Dataset entries:
»»
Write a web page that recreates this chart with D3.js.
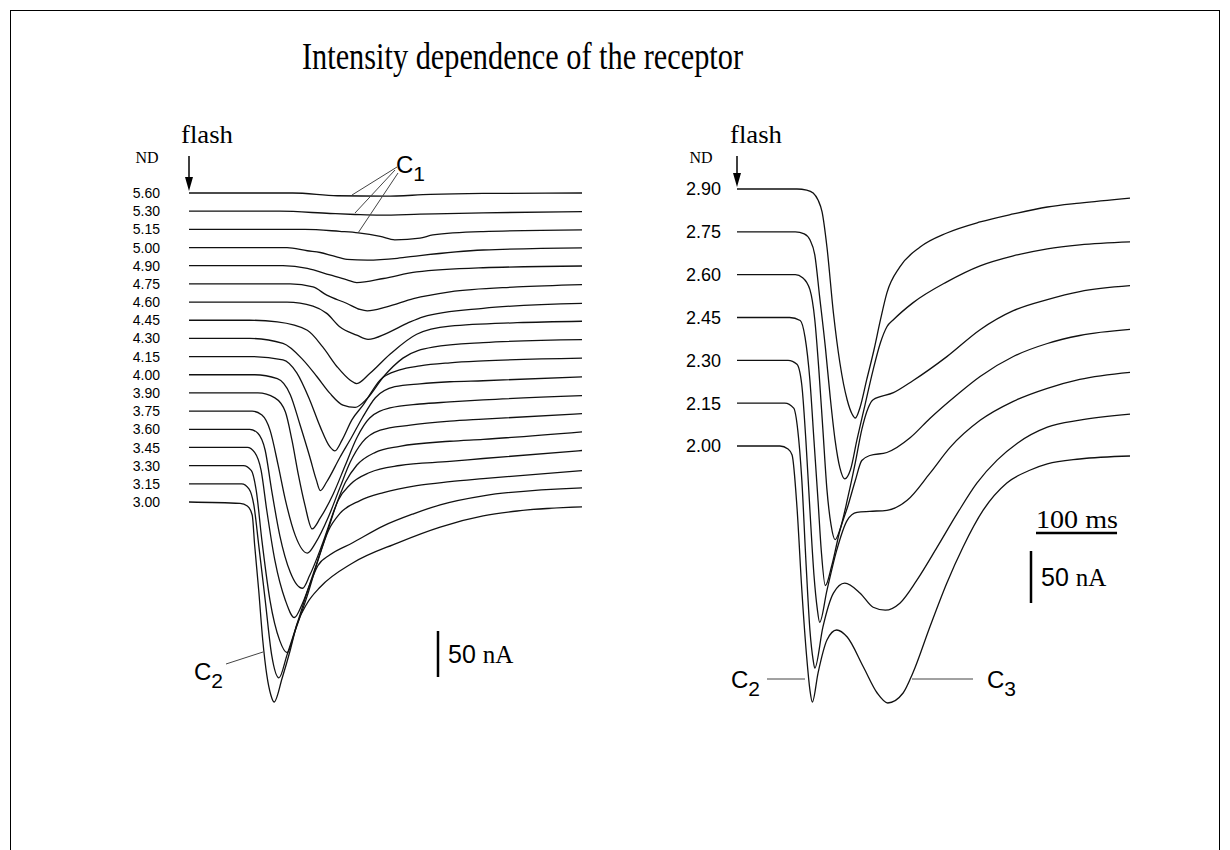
<!DOCTYPE html>
<html>
<head>
<meta charset="utf-8">
<script src="https://cdn.jsdelivr.net/npm/d3@7"></script>
<style>
  body { margin: 0; background: #fff; }
  svg { display: block; }
</style>
</head>
<body>
<div id="chart"></div>
<script>
const width = 1230;
const height = 850;

// ND (neutral density) of each flash, top trace first
const ndLeft = ["5.60", "5.30", "5.15", "5.00", "4.90", "4.75", "4.60", "4.45", "4.30",
                "4.15", "4.00", "3.90", "3.75", "3.60", "3.45", "3.30", "3.15", "3.00"];
const ndRight = ["2.90", "2.75", "2.60", "2.45", "2.30", "2.15", "2.00"];

// traces: [time after flash (ms), current (nA)]
const tracesLeft = [
  [[0,0],[128,0],[183,-3],[242,-3.5],[298,-1.5],[363,-0.5],[485,0]],
  [[0,0],[112,0],[174,-2.5],[205,-3.6],[236,-4.3],[285,-3.3],[363,-1.8],[485,-0.5]],
  [[0,0],[143,0],[186,-2.2],[209,-3.8],[236,-7.6],[254,-11.4],[285,-9.6],[301,-6],[363,-2.4],[485,-0.5]],
  [[0,0],[121,0],[146,-3.5],[162,-5.4],[178,-9.2],[195,-12.8],[220,-13.6],[257,-11.7],[285,-8.7],[363,-2.7],[485,-0.3]],
  [[0,0],[116,0],[146,-2.8],[174,-10.1],[195,-15.5],[207,-18.3],[240,-13.9],[281,-6.8],[363,-2.2],[485,-0.3]],
  [[0,0],[125,0],[153,-3.3],[170,-12.3],[195,-21.3],[211,-27.8],[220,-29.3],[244,-25],[277,-16.1],[322,-8.7],[405,-3.3],[485,-0.7]],
  [[0,0],[121,0],[153,-4.3],[170,-12.3],[186,-26.8],[207,-35.9],[221,-40.5],[244,-34],[269,-23.2],[289,-16],[363,-6.8],[485,-1.4]],
  [[0,0],[75,0],[109,-1.8],[146,-10.9],[165,-29],[183,-50.8],[199,-65.2],[207,-68.8],[223,-58],[248,-37],[281,-15.2],[322,-6.5],[405,-2.7],[485,-1.1]],
  [[0,0],[75,0],[116,-5.4],[141,-23.6],[158,-41.7],[174,-59.8],[190,-72.5],[205,-75],[220,-65.2],[240,-41.7],[264,-21.4],[301,-9.5],[363,-4.6],[485,-1.3]],
  [[0,0],[75,0],[116,-3.6],[133,-17.7],[149,-47.1],[162,-76.4],[174,-98.2],[180,-102.5],[189,-90.5],[201,-68.8],[215,-52.5],[236,-25.3],[260,-14.5],[285,-10.1],[322,-6.8],[363,-4.7],[485,-1.7]],
  [[0,0],[81,0],[109,-4.3],[125,-21.7],[137,-54.3],[149,-89.1],[157,-114],[162,-126],[170,-116.3],[186,-90.2],[201,-67.4],[214,-46.7],[230,-25],[254,-13],[285,-9.8],[322,-7.6],[363,-6.5],[485,-2.2]],
  [[0,0],[85,0],[106,-5.4],[119,-20.7],[127,-51.1],[135,-89.1],[143,-121.7],[152,-147.8],[162,-135.9],[178,-109.8],[193,-78.3],[207,-48.9],[223,-27.2],[248,-16.3],[285,-12],[322,-9.8],[363,-7.6],[485,-2.9]],
  [[0,0],[78,0],[90,-4.3],[100,-20.7],[110,-58.7],[119,-96.7],[131,-134.8],[146,-154.3],[156,-143.5],[172,-115.2],[186,-83.7],[199,-55.4],[214,-33.7],[236,-20.7],[273,-15.2],[322,-10.9],[363,-8.7],[485,-2.7]],
  [[0,0],[75,0],[85,-4.3],[94,-22.8],[102,-66.3],[112,-115.2],[125,-155.4],[140,-172.8],[149,-158.7],[164,-126.1],[180,-85.9],[193,-57.6],[207,-39.1],[230,-25],[260,-18.5],[322,-13],[363,-10.9],[485,-2.7]],
  [[0,0],[72,0],[81,-5.4],[89,-25],[96,-68.5],[106,-122.8],[119,-166.3],[130,-184.8],[140,-169.6],[156,-130.4],[172,-88],[184,-57.6],[199,-40.2],[223,-27.2],[260,-19.6],[322,-15.2],[363,-12],[485,-3.3]],
  [[0,0],[67,0],[77,-5.4],[83,-27.2],[90,-81.5],[100,-146.7],[112,-190.2],[121,-203.3],[131,-179.4],[146,-141.3],[159,-103.3],[172,-70.7],[186,-52.2],[211,-38],[240,-29.3],[281,-21.7],[322,-17.4],[363,-14.1],[485,-5.4]],
  [[0,0],[65,0],[74,-5.4],[80,-22.8],[86,-66.3],[94,-126.1],[102,-185.9],[111,-210.9],[121,-185.9],[135,-147.8],[149,-109.8],[159,-89.1],[174,-77.2],[202,-64.1],[240,-45.7],[277,-32.6],[310,-22.8],[363,-13],[485,-4.3]],
  [[0,0],[63,-1.6],[72,-4.3],[78,-14.1],[81,-46.7],[86,-95.7],[91,-150],[96,-188],[101,-209.8],[105,-217.4],[115,-191.3],[125,-160.9],[133,-133.7],[146,-109.8],[162,-92.4],[202,-66.3],[257,-44.6],[310,-27.2],[363,-15.2],[405,-9.8],[485,-5.4]]
];

const tracesRight = [
  [[0,0],[74,0],[86,-1],[94,-3.8],[100,-10.6],[105,-22.1],[111,-55.8],[119,-119.2],[127,-167.3],[136,-202.9],[142,-216.3],[146,-220.2],[152,-209.6],[160,-183.6],[169,-154.8],[177,-125.9],[185,-99.9],[201,-74.9],[226,-55.8],[259,-42.3],[300,-31.7],[341,-24],[383,-17.3],[423,-13.5],[485,-8.7]],
  [[0,0],[72,0],[83,-1.9],[90,-7.7],[96,-22.1],[102,-62.5],[109,-110.6],[115,-158.7],[121,-200],[127,-227],[133,-237.5],[140,-228.8],[148,-200],[158,-166.3],[168,-132.7],[177,-106.7],[185,-91.3],[193,-84.6],[217,-68.3],[259,-48.1],[300,-32.7],[341,-23.1],[383,-16.3],[423,-12.5],[485,-9.6]],
  [[0,0],[72,0],[81,-2.9],[90,-14.4],[96,-43.3],[101,-91.3],[106,-149],[111,-206.7],[116,-240.4],[121,-254.8],[127,-245.2],[137,-213.5],[146,-180.8],[154,-149],[162,-127.9],[168,-120.2],[193,-113.5],[217,-102],[259,-78.8],[300,-52.9],[341,-34.6],[383,-24],[423,-16.3],[485,-10.6]],
  [[0,0],[65,0],[78,-2.9],[84,-19.2],[90,-60.6],[95,-118.3],[100,-176],[104,-224],[109,-257.7],[117,-238.5],[127,-204.8],[137,-180.8],[146,-156.7],[154,-137.5],[164,-132.7],[185,-129.8],[214,-115.4],[238,-97.1],[272,-74],[300,-56.7],[341,-37.5],[383,-25],[423,-17.3],[485,-11.5]],
  [[0,0],[63,0],[74,-3.8],[80,-24],[85,-76.9],[90,-144.2],[95,-206.7],[99,-238.5],[102,-251.9],[111,-221.2],[123,-182.7],[136,-153.8],[148,-146.2],[164,-145.2],[185,-144.2],[210,-134.6],[238,-108.7],[263,-83.7],[300,-57.7],[341,-39.4],[383,-26.9],[423,-18.3],[485,-11.5]],
  [[0,0],[59,0],[70,-4.8],[75,-26],[80,-74],[85,-151],[90,-218.3],[94,-247.1],[96,-254.8],[106,-215.4],[119,-182.7],[133,-173.1],[152,-182.7],[168,-196.2],[183,-199],[201,-192.3],[222,-170.2],[247,-138.5],[272,-105.8],[296,-76.9],[321,-54.8],[346,-38.5],[383,-23.1],[423,-16.3],[485,-10.6]],
  [[0,0],[53,0],[63,-2.9],[68,-8.7],[74,-58.7],[80,-138.5],[86,-202.9],[90,-234.6],[93,-246.2],[100,-218.3],[111,-186.5],[123,-176.9],[136,-183.7],[156,-212.5],[173,-237.5],[186,-247.1],[205,-237.5],[217,-218.3],[238,-174],[259,-131.7],[279,-97.1],[304,-61.5],[333,-35.6],[362,-23.1],[383,-17.3],[423,-12.5],[485,-9.6]]
];

// calibration bars
const barCurrent = 50;  // nA
const barTime = 100;    // ms

const svg = d3.select("#chart").append("svg")
    .attr("width", width)
    .attr("height", height);

const serif = "'Liberation Serif', 'Times New Roman', serif";
const sans = "'Liberation Sans', Arial, sans-serif";

// frame
svg.append("rect")
    .attr("x", 10.5).attr("y", 10.5)
    .attr("width", 1209).attr("height", 900)
    .attr("fill", "none").attr("stroke", "#000").attr("stroke-width", 1);

svg.append("text")
    .attr("x", 302).attr("y", 69)
    .attr("textLength", 441).attr("lengthAdjust", "spacingAndGlyphs")
    .style("font", `38px ${serif}`)
    .text("Intensity dependence of the receptor");

function drawPanel(opts) {
  const { nd, traces, x, base, amp, labelX, labelSize, ndX, flashX } = opts;
  const g = svg.append("g");

  const line = d3.line()
      .x(d => x(d[0]))
      .curve(d3.curveMonotoneX);

  g.selectAll("path.trace")
    .data(traces)
    .join("path")
      .attr("class", "trace")
      .attr("fill", "none")
      .attr("stroke", "#111")
      .attr("stroke-width", 1.3)
      .attr("stroke-linejoin", "round")
      .attr("d", (d, i) => line.y(p => base(nd[i]) + amp(p[1]))(d));

  g.selectAll("text.nd")
    .data(nd)
    .join("text")
      .attr("class", "nd")
      .attr("x", labelX)
      .attr("y", d => base(d))
      .attr("dy", "0.36em")
      .attr("text-anchor", "end")
      .style("font", `${labelSize}px ${sans}`)
      .text(d => d);

  g.append("text")
      .attr("x", ndX).attr("y", 163)
      .attr("text-anchor", "middle")
      .style("font", `16px ${serif}`)
      .text("ND");

  g.append("text")
      .attr("x", flashX).attr("y", 143)
      .attr("textLength", 52).attr("lengthAdjust", "spacingAndGlyphs")
      .style("font", `26px ${serif}`)
      .text("flash");

  // flash arrow
  const ax = x(0), top = 156, tip = base(nd[0]) - 2;
  g.append("line")
      .attr("x1", ax).attr("x2", ax)
      .attr("y1", top).attr("y2", tip - 10)
      .attr("stroke", "#000").attr("stroke-width", 1.5);
  g.append("path")
      .attr("d", `M${ax - 4},${tip - 14}L${ax + 4},${tip - 14}L${ax},${tip}Z`)
      .attr("fill", "#000");
  return g;
}

const xL = d3.scaleLinear().domain([0, 485]).range([189, 582]);
const baseL = d3.scalePoint().domain(ndLeft).range([193, 502]);
const ampL = d3.scaleLinear().domain([0, -barCurrent]).range([0, 46]);

const xR = d3.scaleLinear().domain([0, 485]).range([737, 1130]);
const baseR = d3.scalePoint().domain(ndRight).range([189, 446]);
const ampR = d3.scaleLinear().domain([0, -barCurrent]).range([0, 52]);

drawPanel({ nd: ndLeft, traces: tracesLeft, x: xL, base: baseL, amp: ampL,
            labelX: 160, labelSize: 14, ndX: 147, flashX: 181 });
drawPanel({ nd: ndRight, traces: tracesRight, x: xR, base: baseR, amp: ampR,
            labelX: 721, labelSize: 18, ndX: 701, flashX: 730 });

// current bars
function currentBar(x0, y0, amp) {
  svg.append("line")
      .attr("x1", x0).attr("x2", x0)
      .attr("y1", y0).attr("y2", y0 + amp(-barCurrent))
      .attr("stroke", "#000").attr("stroke-width", 2.5);
  const t = svg.append("text")
      .attr("x", x0 + 10).attr("y", y0 + amp(-barCurrent) / 2 + 9)
      .style("font", `25px ${sans}`);
  t.append("tspan").text("50 ");
  t.append("tspan").style("font-family", serif).text("nA");
}
currentBar(438, 631, ampL);
currentBar(1031, 551, ampR);

// time bar
svg.append("line")
    .attr("x1", 1036).attr("x2", 1036 + xR(barTime) - xR(0))
    .attr("y1", 533).attr("y2", 533)
    .attr("stroke", "#000").attr("stroke-width", 2.5);
svg.append("text")
    .attr("x", 1036).attr("y", 528)
    .attr("textLength", 82).attr("lengthAdjust", "spacingAndGlyphs")
    .style("font", `26px ${serif}`)
    .text("100 ms");

// component labels
function compLabel(x0, y0, sub) {
  const t = svg.append("text").attr("x", x0).attr("y", y0)
      .style("font", `24px ${sans}`);
  t.append("tspan").text("C");
  t.append("tspan").attr("dy", 8).style("font-size", "21px").text(sub);
}
compLabel(396, 173, "1");
compLabel(194, 680, "2");
compLabel(731, 688, "2");
compLabel(987, 688, "3");

const leaders = [
  [397, 167, 352, 195], [395, 170, 355, 213], [398, 173, 358, 233],
  [226, 664, 263, 652],
  [767, 679, 805, 679], [912, 679, 973, 679]
];
svg.selectAll("line.leader")
  .data(leaders)
  .join("line")
    .attr("class", "leader")
    .attr("x1", d => d[0]).attr("y1", d => d[1])
    .attr("x2", d => d[2]).attr("y2", d => d[3])
    .attr("stroke", "#444").attr("stroke-width", 1);
</script>
</body>
</html>
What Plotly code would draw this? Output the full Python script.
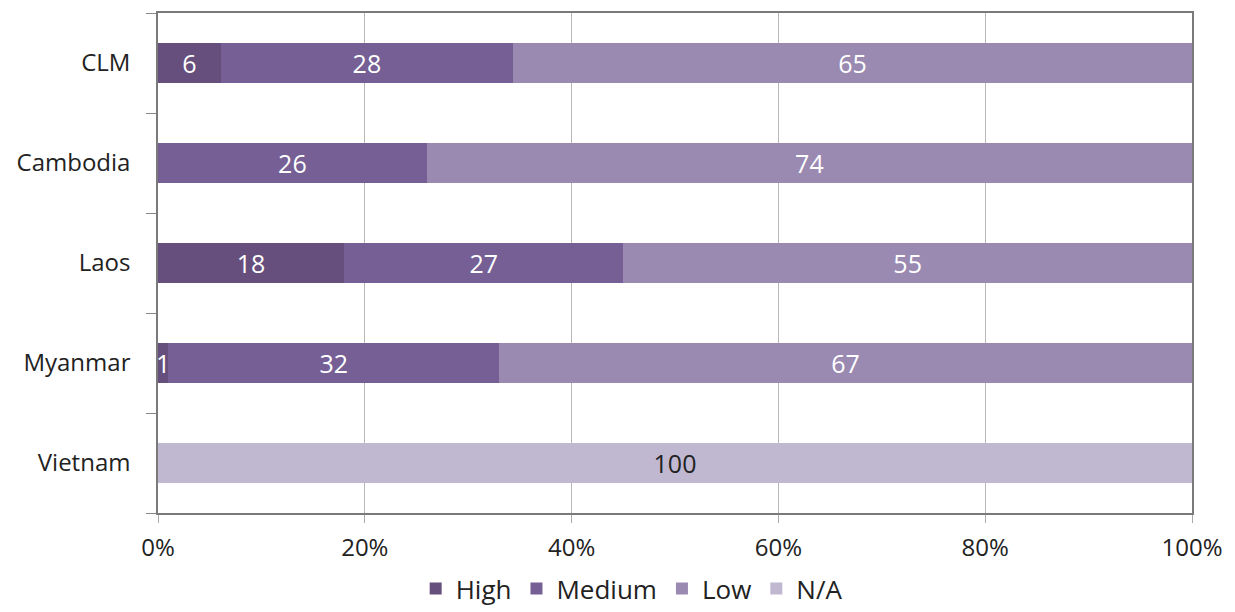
import plotly.graph_objects as go

categories = ["CLM", "Cambodia", "Laos", "Myanmar", "Vietnam"]
series_names = ["High", "Medium", "Low", "N/A"]
high = [6, 0, 18, 1, 0]
medium = [28, 26, 27, 32, 0]
low = [65, 74, 55, 67, 0]
na = [0, 0, 0, 0, 100]
x_ticks = [0, 20, 40, 60, 80, 100]
x_tick_labels = ["0%", "20%", "40%", "60%", "80%", "100%"]

colors = ["#664f7c", "#765f95", "#9a8ab2", "#c0b7d1"]
text_colors = ["white", "white", "white", "#222222"]
font = "Open Sans, Noto Sans, sans-serif"

fig = go.Figure()
for name, vals, col, tcol in zip(series_names, [high, medium, low, na], colors, text_colors):
    fig.add_trace(go.Bar(
        y=categories, x=vals, name=name, orientation="h",
        marker=dict(color=col, line=dict(width=0)),
        text=[str(v) if v else "" for v in vals],
        textposition="inside", insidetextanchor="middle",
        constraintext="none", cliponaxis=True,
        textfont=dict(color=tcol, size=25, family=font),
        hoverinfo="skip",
    ))

fig.update_layout(
    width=1235, height=612,
    barmode="stack", barnorm="percent", bargap=0.6,
    plot_bgcolor="white", paper_bgcolor="white",
    margin=dict(l=150, r=51, t=5, b=107, autoexpand=False),
    font=dict(family=font, size=24, color="#222222"),
    showlegend=True,
    legend=dict(orientation="h", xref="container", yref="container",
                x=0.505, xanchor="center", y=0.013, yanchor="bottom",
                font=dict(size=26, color="#222222"), traceorder="normal",
                itemwidth=30),
    xaxis=dict(range=[0, 100], tickmode="array", tickvals=x_ticks, ticktext=x_tick_labels,
               showgrid=True, gridcolor="#b8b8b8", gridwidth=1,
               showline=True, linecolor="#7a7a7a", linewidth=1.5, mirror=True,
               ticks="outside", ticklen=8, tickcolor="#aaaaaa",
               ticklabelstandoff=4,
               zeroline=False, tickfont=dict(size=24, color="#222222")),
    yaxis=dict(categoryorder="array", categoryarray=categories[::-1],
               showline=True, linecolor="#7a7a7a", linewidth=1.5, mirror=True,
               ticks="outside", tickson="boundaries", ticklen=10, tickcolor="#888888",
               ticklabelstandoff=21,
               showgrid=False, tickfont=dict(size=24, color="#222222")),
)

fig.write_html("out.html")
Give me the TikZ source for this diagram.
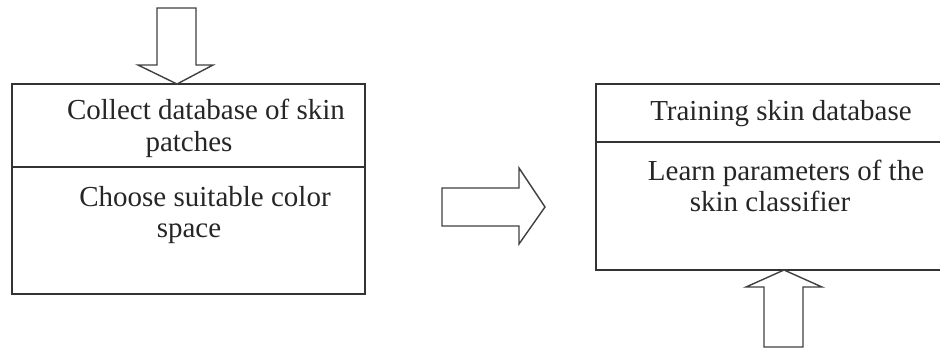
\documentclass[tikz,border=0pt]{standalone}
\usepackage{fontspec}
\setmainfont{Liberation Serif}
\begin{document}
\begin{tikzpicture}[x=1pt,y=-1pt,
  boxline/.style={draw=black!80,line width=2pt},
  blockarrow/.style={draw=black!75,line width=1.4pt,fill=white,line join=miter},
  txt/.style={inner sep=0pt,font=\fontsize{29}{29}\selectfont,text=black!85,anchor=base}]
\useasboundingbox (0,0) rectangle (940,349);
% left box
\coordinate (L1) at (12,84);
\coordinate (L2) at (365,294);
\draw[boxline] (L1) rectangle (L2);
\coordinate (LdA) at (12,167);
\coordinate (LdB) at (365,167);
\draw[boxline] (LdA) -- (LdB);
\node[txt] (t1) at (206,119) {Collect database of skin};
\node[txt] (t2) at (189,151) {patches};
\node[txt] (t3) at (205,206) {Choose suitable color};
\node[txt] (t4) at (189,237) {space};
% right box (open to the right edge)
\coordinate (R1) at (945,84);
\coordinate (R2) at (596,84);
\coordinate (R3) at (596,270);
\coordinate (R4) at (945,270);
\draw[boxline] (R1) -- (R2) -- (R3) -- (R4);
\coordinate (RdA) at (596,142);
\coordinate (RdB) at (945,142);
\draw[boxline] (RdA) -- (RdB);
\node[txt] (t5) at (781,120) {Training skin database};
\node[txt] (t6) at (786,180) {Learn parameters of the};
\node[txt] (t7) at (770,211) {skin classifier};
% top arrow
\draw[blockarrow] (157,8) -- (196,8) -- (196,65) -- (213,65) -- (177,84) -- (138,65) -- (157,65) -- cycle;
% middle arrow
\draw[blockarrow] (442,188) -- (519,188) -- (519,168) -- (545,207) -- (519,244) -- (519,226) -- (442,226) -- cycle;
% bottom arrow
\draw[blockarrow] (764,347) -- (764,287) -- (746,287) -- (784,270) -- (822,287) -- (803,287) -- (803,347) -- cycle;
\end{tikzpicture}
\end{document}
««
Exercise requirements: Repeat the listing above up to and including the line with "const height = 850;", starting from its first line. Drop any pictures.

Full solution:
Write a web page that recreates this chart with D3.js.
<!DOCTYPE html>
<html>
<head>
<meta charset="utf-8">
<script src="https://cdn.jsdelivr.net/npm/d3@7"></script>
<style>
  body { margin: 0; background: #fff; }
  svg { display: block; }
</style>
</head>
<body>
<div id="chart"></div>
<script>
const width = 1230;
const height = 850;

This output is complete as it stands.